#### TASK TO COMPLETE:
Beginning with the first line, set down every line through the one containing "(familytitle) at (27,1239)", exactly as it appears, but not the pictures.

Collection entries
>>>>>
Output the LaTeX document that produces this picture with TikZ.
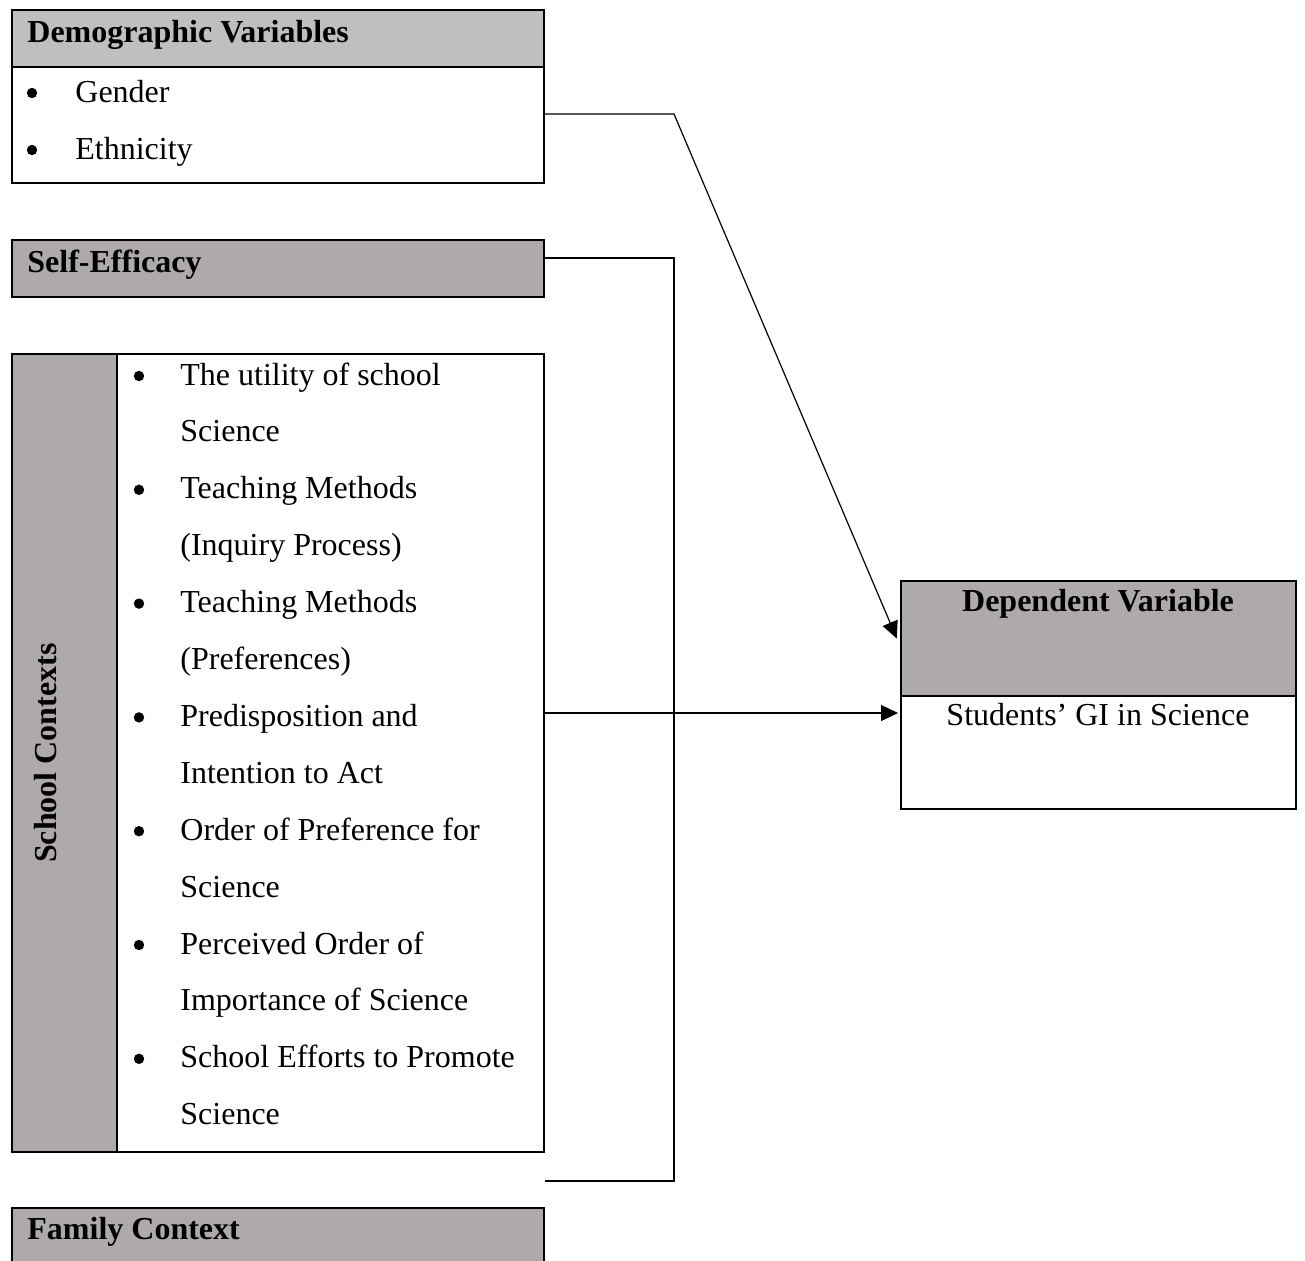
\documentclass[tikz,border=0pt]{standalone}
\usepackage{fontspec}
\setmainfont{Liberation Serif}
\usetikzlibrary{arrows.meta}
\definecolor{hdr}{HTML}{AEAAAA}
\definecolor{hdrlight}{HTML}{BFBFBF}
\begin{document}
\begin{tikzpicture}[x=0.5pt,y=-0.5pt,
  box/.style={draw, line width=1.2pt, inner sep=0pt, rectangle},
  txt/.style={inner sep=0pt, anchor=base west, font=\fontsize{16pt}{19pt}\selectfont},
  btxt/.style={txt, font=\fontsize{16pt}{19pt}\selectfont\bfseries},
  conn/.style={draw, line width=0.6pt},
  arr/.style={conn, -{Triangle[length=8.5pt,width=8pt]}}
]
\useasboundingbox (0,0) rectangle (1305,1260);
\clip (0,0) rectangle (1305,1260);

% Demographic Variables
\node[box, fill=hdrlight, minimum width=266pt, minimum height=28.5pt] (demohead) at (278,38.5) {};
\node[box, fill=white, minimum width=266pt, minimum height=58pt] (demobody) at (278,125) {};
\node[btxt] (demotitle) at (27,42) {Demographic Variables};
\fill (32,93) circle (2.6pt);
\node[txt] (gender) at (75,102) {Gender};
\fill (32,150) circle (2.6pt);
\node[txt] (ethnic) at (75,159) {Ethnicity};

% Self-Efficacy
\node[box, fill=hdr, minimum width=266pt, minimum height=28.5pt] (self) at (278,268.5) {};
\node[btxt] (selftitle) at (27,272) {Self-Efficacy};

% School Contexts
\node[box, fill=hdr, minimum width=52.5pt, minimum height=399pt] (schoolside) at (64.5,753) {};
\node[box, fill=white, minimum width=213.5pt, minimum height=399pt] (schoollist) at (330.5,753) {};
\node[inner sep=0pt, rotate=90, font=\fontsize{16pt}{19pt}\selectfont\bfseries] (schooltitle) at (46,753) {School Contexts};
\foreach \k/\t in {0/The utility of school, 1/Science, 2/Teaching Methods, 3/(Inquiry Process),
  4/Teaching Methods, 5/(Preferences), 6/Predisposition and, 7/Intention to Act,
  8/Order of Preference for, 9/Science, 10/Perceived Order of, 11/Importance of Science,
  12/School Efforts to Promote, 13/Science}{
  \node[txt] (item\k) at (180,385+\k*56.9) {\t};
}
\foreach \k in {0,2,4,6,8,10,12}{
  \fill (139,385+\k*56.9-9) circle (2.6pt);
}

% Family Context
\node[box, fill=hdr, minimum width=266pt, minimum height=31pt] (family) at (278,1239) {};
\node[btxt] (familytitle) at (27,1239) {Family Context};

% Dependent Variable
\node[box, fill=hdr, minimum width=197.5pt, minimum height=57.5pt] (dephead) at (1098.5,638.5) {};
\node[box, fill=white, minimum width=197.5pt, minimum height=56.5pt] (depbody) at (1098.5,752.5) {};
\node[btxt, anchor=base] (deptitle) at (1098,611) {Dependent Variable};
\node[txt, anchor=base] (students) at (1098,725) {Students’ GI in Science};

% Connectors
\coordinate (c1) at (674,114);
\coordinate (b1) at (674,258);
\coordinate (b2) at (674,1181);
\coordinate (a2) at (898,713);
\draw[arr] (demobody.east |- c1) -- (c1) -- ([xshift=-1.5pt]dephead.west);
\draw[conn] (self.east |- b1) -- (b1) -- (b2) -- (schoollist.east |- b2);
\draw[arr] (schoollist.east |- a2) -- (a2);
\end{tikzpicture}
\end{document}
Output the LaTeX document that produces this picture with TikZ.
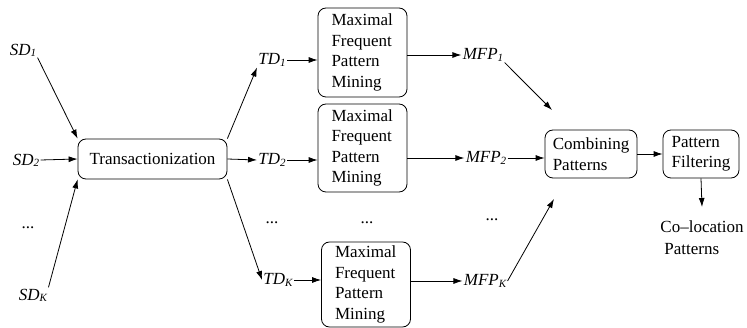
\documentclass[tikz,border=0pt]{standalone}
\usepackage{fontspec}
\setmainfont{Liberation Serif}
\usetikzlibrary{arrows.meta}
\newcommand{\subl}[2]{\textit{#1\raisebox{-0.15ex}{\fontsize{11}{11}\selectfont #2}}}

\begin{document}
\begin{tikzpicture}[x=1pt, y=-1pt, line width=.8pt,
    font=\fontsize{17}{20.4}\selectfont,
    stage/.style={draw, rounded corners=8pt, inner sep=0pt},
    mining/.style={stage, align=left, text width=62pt, inner xsep=13.5pt},
    lbl/.style={inner sep=1pt},
    flow/.style={-{Latex[length=9pt,width=6pt]}}]
    \useasboundingbox (0,0) rectangle (747,328);
    % Spatial Datasets
    \node[lbl] (SD-1) at (23,50) {\subl{SD}{1}};
    \node[lbl] (SD-2) at (26,160) {\subl{SD}{2}};
    \node (SD-dots) at (28,228) {...};
    \node[lbl] (SD-K) at (33,295) {\subl{SD}{K}};
    % Transactionization
    \node[stage, minimum width=149pt, minimum height=40pt] (Trans) at (152.5,159) {Transactionization};
    \foreach \i/\a/\b in {1/south east/north west, 2/east/west, K/north east/south west} {
        \draw[flow] (SD-\i.\a) -- (Trans.\b);
    }
    % Transaction Datasets
    \node[lbl] (TD-1) at (272,60) {\subl{TD}{1}};
    \node[lbl] (TD-2) at (272,160) {\subl{TD}{2}};
    \node (TD-dots) at (272,223) {...};
    \node[lbl] (TD-K) at (278,280) {\subl{TD}{K}};
    \draw[flow] (Trans.north east) -- (TD-1.south west);
    \draw[flow] (Trans.east) -- (TD-2.west);
    \draw[flow] (Trans.south east) -- (TD-K.west);
    % Maximal Frequent Pattern Mining
    \foreach \i/\x/\y/\h in {1/362.5/52.5/89, 2/362.5/148/88, K/366/284.5/85} {
        \node[mining, minimum height=\h pt] (MFM-\i) at (\x,\y) {Maximal\\Frequent\\Pattern\\Mining};
        \draw[flow] (TD-\i) -- (TD-\i -| MFM-\i.west);
    }
    \node (MFM-dots) at (367,223) {...};
    % Maximal Frequent Patterns
    \node[lbl] (MFP-1) at (483,55) {\subl{MFP}{1}};
    \node[lbl] (MFP-2) at (486,158) {\subl{MFP}{2}};
    \node (MFP-dots) at (492,220) {...};
    \node[lbl] (MFP-K) at (485,281) {\subl{MFP}{K}};
    \foreach \i in {1,2,K} {
        \draw[flow] (MFM-\i.east |- MFP-\i) -- (MFP-\i);
    }
    % Combining and Filtering
    \node[stage, align=left, minimum width=92pt, minimum height=48pt] (Comb) at (591,154) {Combining\\Patterns};
    \node[stage, align=left, minimum width=76pt, minimum height=48pt] (Filt) at (701,154) {Pattern\\Filtering};
    \coordinate (Comb-in-1) at (552,110);
    \coordinate (Comb-in-K) at (554,199);
    \draw[flow] (MFP-1.south east) -- (Comb-in-1);
    \draw[flow] (MFP-2) -- (MFP-2 -| Comb.west);
    \draw[flow] (MFP-K.east) -- (Comb-in-K);
    \draw[flow] (Comb) -- (Filt);
    % Result
    \node[align=left, anchor=north, inner xsep=1pt, inner ysep=13pt] (Coloc) at (702,207) {Co--location\\[2pt]\hspace*{4pt}Patterns};
    \draw[flow] (Filt.south) -- (Coloc.north);
\end{tikzpicture}
\end{document}
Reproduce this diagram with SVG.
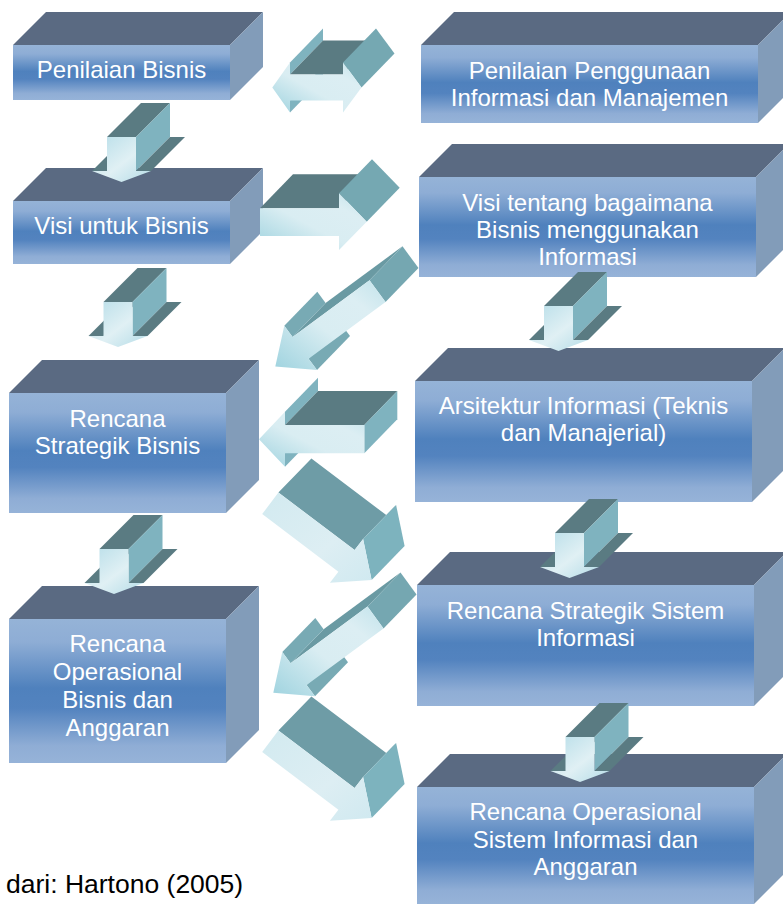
<svg xmlns="http://www.w3.org/2000/svg" width="783" height="904" viewBox="0 0 783 904">
<defs>
<linearGradient id="gFront" x1="0" y1="0" x2="0" y2="1">
<stop offset="0" stop-color="#95b3d7"/>
<stop offset="0.16" stop-color="#8eadd5"/>
<stop offset="0.48" stop-color="#4f81bd"/>
<stop offset="0.62" stop-color="#5383bf"/>
<stop offset="0.88" stop-color="#8fadd5"/>
<stop offset="1" stop-color="#96b3d8"/>
</linearGradient>
<linearGradient id="gDown" x1="0" y1="0" x2="1" y2="1">
<stop offset="0" stop-color="#b6dde8"/>
<stop offset="0.55" stop-color="#e0f0f4"/>
<stop offset="1" stop-color="#b4dce7"/>
</linearGradient>
<linearGradient id="gArr" x1="0" y1="1" x2="1" y2="0">
<stop offset="0" stop-color="#9fd3df"/>
<stop offset="0.45" stop-color="#d9edf2"/>
<stop offset="0.75" stop-color="#dceef3"/>
<stop offset="1" stop-color="#c2e3eb"/>
</linearGradient>
<linearGradient id="gArrL" x1="0" y1="0" x2="1" y2="1">
<stop offset="0" stop-color="#d2eaf0"/>
<stop offset="0.6" stop-color="#ddeef3"/>
<stop offset="1" stop-color="#d0e9f0"/>
</linearGradient>
<g id="dArrow">
<polygon class="adark" points="-15,34 0,34 34,0 19,0"/>
<polygon class="adark" points="0,0 29,0 63,-34 34,-34"/>
<polygon class="alight" points="29,0 63,-34 63,0 29,34"/>
<polygon class="adark" points="29,34 44,34 78,0 63,0"/>
<polygon fill="url(#gDown)" points="0,0 29,0 29,34 44,34 14.5,45 -15,34 0,34"/>
</g>
<g id="arrDR">
<polygon fill="#6e9ca6" points="278.4,492.5 354.6,550.1 363.1,539 396.1,505 387.6,516.1 311.4,458.5"/>
<polygon fill="#7db3be" points="363.1,539 371.6,579.9 404.6,545.9 396.1,505"/>
<polygon fill="url(#gArrL)" points="278.4,492.5 354.6,550.1 363.1,539 371.6,579.9 329.9,582.8 338.4,571.7 262.2,514.1"/>
</g>
<g id="arrDL">
<polygon fill="#78aab4" points="308.6,358.7 317,370 350,336 341.6,324.7"/>
<polygon fill="#6a9aa3" points="292.6,337 369.5,280.3 402.5,246.3 325.6,303"/>
<polygon fill="#78aab4" points="284.3,325.7 292.6,337 325.6,303 317.3,291.7"/>
<polygon fill="#75a7b1" points="369.5,280.3 385.5,302.1 418.5,268.1 402.5,246.3"/>
<polygon fill="url(#gArr)" points="369.5,280.3 292.6,337 284.3,325.7 275.3,366.5 317,370 308.6,358.7 385.5,302.1"/>
</g>
</defs>
<style>
.top{fill:#5a6a82}
.side{fill:#829cb9}
.front{fill:url(#gFront)}
.lbl{font-family:"Liberation Sans",Arial,sans-serif;font-size:24px;fill:#ffffff;text-anchor:middle}
.adark{fill:#5a7b82}
.amid{fill:#75a8b2}
.alight{fill:#7fb3bf}
</style>
<rect width="783" height="904" fill="#ffffff"/>

<g id="n1">
<polygon class="top" points="13,45 230,45 263,12 46,12"/>
<polygon class="side" points="230,45 263,12 263,67 230,100"/>
<rect class="front" x="13" y="45" width="217" height="55"/>
<text class="lbl" x="121.5" y="78">Penilaian Bisnis</text>
</g>
<g id="n2">
<polygon class="top" points="421,45 758,45 791,12 454,12"/>
<polygon class="side" points="758,45 791,12 791,90 758,123"/>
<rect class="front" x="421" y="45" width="337" height="78"/>
<text class="lbl" x="589.5" y="79">Penilaian Penggunaan</text>
<text class="lbl" x="589.5" y="106">Informasi dan Manajemen</text>
</g>
<g id="n3">
<polygon class="top" points="13,201 230,201 263,168 46,168"/>
<polygon class="side" points="230,201 263,168 263,231 230,264"/>
<rect class="front" x="13" y="201" width="217" height="63"/>
<text class="lbl" x="121.5" y="234">Visi untuk Bisnis</text>
</g>
<g id="n4">
<polygon class="top" points="419,177 756,177 789,144 452,144"/>
<polygon class="side" points="756,177 789,144 789,244 756,277"/>
<rect class="front" x="419" y="177" width="337" height="100"/>
<text class="lbl" x="587.5" y="211">Visi tentang bagaimana</text>
<text class="lbl" x="587.5" y="238">Bisnis menggunakan</text>
<text class="lbl" x="587.5" y="265">Informasi</text>
</g>
<g id="n5">
<polygon class="top" points="9,393 226,393 259,360 42,360"/>
<polygon class="side" points="226,393 259,360 259,480 226,513"/>
<rect class="front" x="9" y="393" width="217" height="120"/>
<text class="lbl" x="117.5" y="427">Rencana</text>
<text class="lbl" x="117.5" y="454">Strategik Bisnis</text>
</g>
<g id="n6">
<polygon class="top" points="415,381 752,381 785,348 448,348"/>
<polygon class="side" points="752,381 785,348 785,469 752,502"/>
<rect class="front" x="415" y="381" width="337" height="121"/>
<text class="lbl" x="583.5" y="414">Arsitektur Informasi (Teknis</text>
<text class="lbl" x="583.5" y="441">dan Manajerial)</text>
</g>
<g id="n7">
<polygon class="top" points="9,619 226,619 259,586 42,586"/>
<polygon class="side" points="226,619 259,586 259,730 226,763"/>
<rect class="front" x="9" y="619" width="217" height="144"/>
<text class="lbl" x="117.5" y="652">Rencana</text>
<text class="lbl" x="117.5" y="680">Operasional</text>
<text class="lbl" x="117.5" y="708">Bisnis dan</text>
<text class="lbl" x="117.5" y="736">Anggaran</text>
</g>
<g id="n8">
<polygon class="top" points="417,585 754,585 787,552 450,552"/>
<polygon class="side" points="754,585 787,552 787,673 754,706"/>
<rect class="front" x="417" y="585" width="337" height="121"/>
<text class="lbl" x="585.5" y="619">Rencana Strategik Sistem</text>
<text class="lbl" x="585.5" y="646">Informasi</text>
</g>
<g id="n9">
<polygon class="top" points="417,787 754,787 787,754 450,754"/>
<polygon class="side" points="754,787 787,754 787,871 754,904"/>
<rect class="front" x="417" y="787" width="337" height="117"/>
<text class="lbl" x="585.5" y="820">Rencana Operasional</text>
<text class="lbl" x="585.5" y="848">Sistem Informasi dan</text>
<text class="lbl" x="585.5" y="875">Anggaran</text>
</g>

<g id="connectors">
<!-- double arrow n1 <-> n2 -->
<g id="c-n1-n2">
<polygon class="alight" points="290,62.5 323,28.5 323,40.5 290,74.5"/>
<polygon class="alight" points="290,100.5 290,112.5 323,78.5 323,66.5"/>
<polygon class="adark" points="290,74.5 343,74.5 376,40.5 323,40.5"/>
<polygon class="amid" points="343,62.5 376,28.5 394.5,53.5 361.5,87.5"/>
<polygon fill="url(#gArr)" points="272.3,87.5 290,62.5 290,74.5 343,74.5 343,62.5 361.5,87.5 343,112.5 343,100.5 290,100.5 290,112.5"/>
</g>
<!-- right arrow n3 -> n4 -->
<g id="c-n3-n4">
<polygon class="adark" points="260,208.3 339,208.3 372,174.3 293,174.3"/>
<polygon class="amid" points="339,193.3 372,159.3 399.7,187.7 366.7,221.7"/>
<polygon fill="url(#gArr)" points="260,208.3 339,208.3 339,193.3 366.7,221.7 339,250 339,236 260,236"/>
</g>
<!-- left arrow n6 -> n5 -->
<g id="c-n6-n5">
<polygon class="alight" points="285,411.7 318,377.7 318,391 285,425"/>
<polygon class="alight" points="285,453.3 285,466.7 318,432.7 318,419.3"/>
<polygon class="adark" points="285,425 364.3,425 397.3,391 318,391"/>
<polygon class="alight" points="364.3,425 397.3,391 397.3,419.3 364.3,453.3"/>
<polygon fill="url(#gArr)" points="259,439.3 285,411.7 285,425 364.3,425 364.3,453.3 285,453.3 285,466.7"/>
</g>
<use id="c-n4-n5" href="#arrDL"/>
<use id="c-n8-n7" href="#arrDL" transform="translate(-2,326.3)"/>
<use id="c-n5-n8" href="#arrDR"/>
<use id="c-n7-n9" href="#arrDR" transform="translate(0,238)"/>
<use id="c-n1-n3" href="#dArrow" transform="translate(107,137)"/>
<use id="c-n3-n5" href="#dArrow" transform="translate(103.5,302)"/>
<use id="c-n4-n6" href="#dArrow" transform="translate(544,306)"/>
<use id="c-n5-n7" href="#dArrow" transform="translate(99.5,549)"/>
<use id="c-n6-n8" href="#dArrow" transform="translate(555,533)"/>
<use id="c-n8-n9" href="#dArrow" transform="translate(565.5,737)"/>
</g>

<text x="6" y="893" font-family="'Liberation Sans', Arial, sans-serif" font-size="26.5" fill="#000000">dari: Hartono (2005)</text>
</svg>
<<<<<
#### RESULT OF THIS EXERCISE:
Output the LaTeX document that produces this picture with TikZ.
\documentclass[tikz,border=0pt]{standalone}
\usepackage{fontspec}
\setmainfont{Liberation Serif}
\usetikzlibrary{arrows.meta}
\definecolor{hdr}{HTML}{AEAAAA}
\definecolor{hdrlight}{HTML}{BFBFBF}
\begin{document}
\begin{tikzpicture}[x=0.5pt,y=-0.5pt,
  box/.style={draw, line width=1.2pt, inner sep=0pt, rectangle},
  txt/.style={inner sep=0pt, anchor=base west, font=\fontsize{16pt}{19pt}\selectfont},
  btxt/.style={txt, font=\fontsize{16pt}{19pt}\selectfont\bfseries},
  conn/.style={draw, line width=0.6pt},
  arr/.style={conn, -{Triangle[length=8.5pt,width=8pt]}}
]
\useasboundingbox (0,0) rectangle (1305,1260);
\clip (0,0) rectangle (1305,1260);

% Demographic Variables
\node[box, fill=hdrlight, minimum width=266pt, minimum height=28.5pt] (demohead) at (278,38.5) {};
\node[box, fill=white, minimum width=266pt, minimum height=58pt] (demobody) at (278,125) {};
\node[btxt] (demotitle) at (27,42) {Demographic Variables};
\fill (32,93) circle (2.6pt);
\node[txt] (gender) at (75,102) {Gender};
\fill (32,150) circle (2.6pt);
\node[txt] (ethnic) at (75,159) {Ethnicity};

% Self-Efficacy
\node[box, fill=hdr, minimum width=266pt, minimum height=28.5pt] (self) at (278,268.5) {};
\node[btxt] (selftitle) at (27,272) {Self-Efficacy};

% School Contexts
\node[box, fill=hdr, minimum width=52.5pt, minimum height=399pt] (schoolside) at (64.5,753) {};
\node[box, fill=white, minimum width=213.5pt, minimum height=399pt] (schoollist) at (330.5,753) {};
\node[inner sep=0pt, rotate=90, font=\fontsize{16pt}{19pt}\selectfont\bfseries] (schooltitle) at (46,753) {School Contexts};
\foreach \k/\t in {0/The utility of school, 1/Science, 2/Teaching Methods, 3/(Inquiry Process),
  4/Teaching Methods, 5/(Preferences), 6/Predisposition and, 7/Intention to Act,
  8/Order of Preference for, 9/Science, 10/Perceived Order of, 11/Importance of Science,
  12/School Efforts to Promote, 13/Science}{
  \node[txt] (item\k) at (180,385+\k*56.9) {\t};
}
\foreach \k in {0,2,4,6,8,10,12}{
  \fill (139,385+\k*56.9-9) circle (2.6pt);
}

% Family Context
\node[box, fill=hdr, minimum width=266pt, minimum height=31pt] (family) at (278,1239) {};
\node[btxt] (familytitle) at (27,1239) {Family Context};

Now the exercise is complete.